Tuesday, November 10, 2009

Rockets and Angles

In the attack by Jack “the Coiner” Shaftoe on the Tower of London, on 23 April 1714, his accomplices used several rockets (pages 239 ff of The System of the World). One dismantled rocket was carried to the top of The [Fire] Monument by Jack’s sons. On page 241, its head was described as “... a great long helmet-shaped object ...”, and the guide stick was camouflaged as a pilgrim staff. On page 248, the preparation for firing was described as “... they had lashed the pilgrim-staff to the rocket-head, and leaned it against the railing, aimed in the general direction of St. Mary-at-Hill.”

Another rocket was delivered preassembled to All Hallows Church (page 247). “He diverted his glass a few arc-seconds down into the adjoining churchyard, where the funeral had taken a macabre turn; the lid of the coffin had been tossed aside to reveal a helmet-shaped object with a long stick projecting from its base.”

They seemed to be remarkably reliable and accurate (pages 282-284). None of them missed fire, and the rockets from The Monument and All Hallows Church both passed directly over their intended targets. The first two rockets from the barge on the Thames went short or wide, but the third hit directly on the roof of the White Tower. (That was the only launch site that had spares.)

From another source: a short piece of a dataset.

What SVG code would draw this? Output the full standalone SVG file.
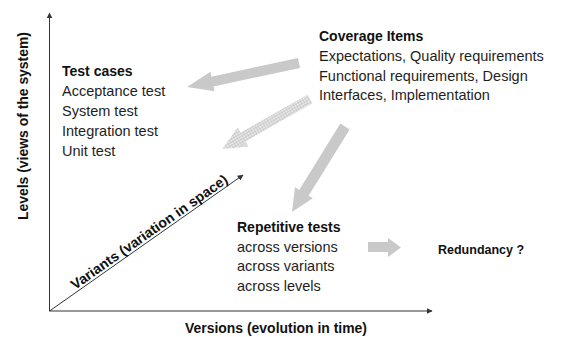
<svg xmlns="http://www.w3.org/2000/svg" width="562" height="337" viewBox="0 0 562 337">
<style>
.t{font-family:"Liberation Sans",Arial,sans-serif;font-size:14.5px;fill:#1e1e1e}
.b{font-family:"Liberation Sans",Arial,sans-serif;font-size:14px;font-weight:bold;fill:#111}
.ax{font-family:"Liberation Sans",Arial,sans-serif;font-size:14px;font-weight:bold;fill:#111}
.axis{stroke:#333;stroke-width:1;fill:none}
.ga{fill:#c9c9c9}
</style>
<defs>
<marker id="ah" viewBox="0 0 10 10" refX="9" refY="5" markerWidth="6" markerHeight="6" markerUnits="userSpaceOnUse" orient="auto">
<path d="M0,0 L10,5 L0,10 z" fill="#333"/>
</marker>
<pattern id="hatch" patternUnits="userSpaceOnUse" width="2" height="2">
<rect width="2" height="2" fill="#f2f2f2"/>
<path d="M0,2 L2,0" stroke="#b4b4b4" stroke-width="0.8"/>
</pattern>
</defs>

<g id="axes">
<line class="axis" x1="49.5" y1="311" x2="49.5" y2="13" marker-end="url(#ah)"/>
<line class="axis" x1="49.5" y1="311" x2="432" y2="311" marker-end="url(#ah)"/>
<line class="axis" x1="49.5" y1="311" x2="243" y2="175" marker-end="url(#ah)"/>
<text class="ax" transform="translate(28,126) rotate(-90)" text-anchor="middle" textLength="188" lengthAdjust="spacingAndGlyphs">Levels (views of the system)</text>
<text class="ax" x="276" y="333" text-anchor="middle" textLength="182" lengthAdjust="spacingAndGlyphs">Versions (evolution in time)</text>
<text class="ax" transform="translate(49.5,311) rotate(-35.1)" x="33" y="-2.5" textLength="188" lengthAdjust="spacingAndGlyphs">Variants (variation in space)</text>
</g>

<g id="connectors">
<polygon class="ga" transform="translate(299,63) rotate(167.9)" points="0,-5 88.5,-5 88.5,-10 114.5,0 88.5,10 88.5,5 0,5"/>
<polygon fill="url(#hatch)" transform="translate(310,99) rotate(150.4)" points="0,-5 77,-5 77,-11 101,0 77,11 77,5 0,5"/>
<polygon class="ga" transform="translate(345,126.5) rotate(121.8)" points="0,-5.5 78,-5.5 78,-10.5 100.6,0 78,10.5 78,5.5 0,5.5"/>
<polygon class="ga" points="368,242 388,242 388,238 401,247.5 388,257 388,252 368,252"/>
</g>

<g id="test-cases">
<text class="b" x="62" y="76">Test cases</text>
<text class="t" x="62" y="96">Acceptance test</text>
<text class="t" x="62" y="116">System test</text>
<text class="t" x="62" y="136">Integration test</text>
<text class="t" x="62" y="156">Unit test</text>
</g>

<g id="coverage-items">
<text class="b" x="319" y="41">Coverage Items</text>
<text class="t" x="319" y="61">Expectations, Quality requirements</text>
<text class="t" x="319" y="80.5">Functional requirements, Design</text>
<text class="t" x="319" y="100">Interfaces, Implementation</text>
</g>

<g id="repetitive-tests">
<text class="b" x="237" y="232">Repetitive tests</text>
<text class="t" x="237" y="251.5">across versions</text>
<text class="t" x="237" y="271">across variants</text>
<text class="t" x="237" y="290.5">across levels</text>
</g>

<g id="redundancy">
<text class="b" x="438" y="254" style="font-size:12.5px">Redundancy ?</text>
</g>
</svg>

One ought to wonder where Jack obtained these rockets. Rockets had been used in both Asia and Europe by that time, as display fireworks and as weapons. However, according to my Encyclopaedia Britannica, 1714 fell in the middle of a 100-year period of only sporadic use of rockets in wars. Most rockets of that time had heads made of organic materials (e.g. paper, cloth, or wood), which could not withstand high internal pressure. The descriptions by Stephenson unfortunately do not mention the material, which might help identify the source.

The first thoroughly developed rockets were probably those of William Congreve, but they came later. (See Wikipedia.) They were based on the iron-headed rockets which had been used against the British in the Mysore wars (1792 and 1799). Congreve rockets were first employed against the French in 1806, and notably in the War of 1812. The U.S. National Anthem mentions “the rockets’ red glare” over Fort McHenry, near Baltimore, in 1814. Those were Congreve rockets, and their shape roughly matched Stephenson’s description. If only Jack’s rockets had been Congreve rockets, this would have afforded another example of the continuity which is a notable feature of these four novels. As Lawrence P. Waterhouse was playing the glockenspiel part of the National Anthem on the deck of USS Nevada at Pearl Harbor on December 7, 1941 (Cryptonomicon, page 77), he took advantage of the fact that “... The Star Spangled Banner is much easier to ding than to sing.”

However, Congreve rockets were rather inaccurate. Even launched from a standard frame, they could start off at a wide angle from the intended direction. They could also change direction in mid-flight. This erratic behavior actually increased their effectiveness as weapons of terror against exposed enemy forces. Congreve advised that they should be launched in volleys of 20 to 50. Surely the rockets of a century earlier were even more erratic than that.

Stephenson seems to be enamored of the arc-second as a unit of angle. To find the actual angle through which Jack depressed his spyglass in shifting from the roof of All Hallows Church to the adjacent graveyard, we need to estimate some lengths. The four stated distances along a somewhat zig-zag line from The Monument to All Hallows add up to about 1600 feet. However, from my only map of London with a scale (Baedecker’s), that direct distance seems to be about 1200 feet. I can only guess the roof of that church to have been about 40 feet high. Thus the vertical angle as seen from The Monument was about 1/30 radian, or roughly seven thousand arc-seconds, or two degrees. The mere tremor in Jack’s arms, due to his pulse-beat, surely deflected the spyglass through an angle larger than “a few arc-seconds”.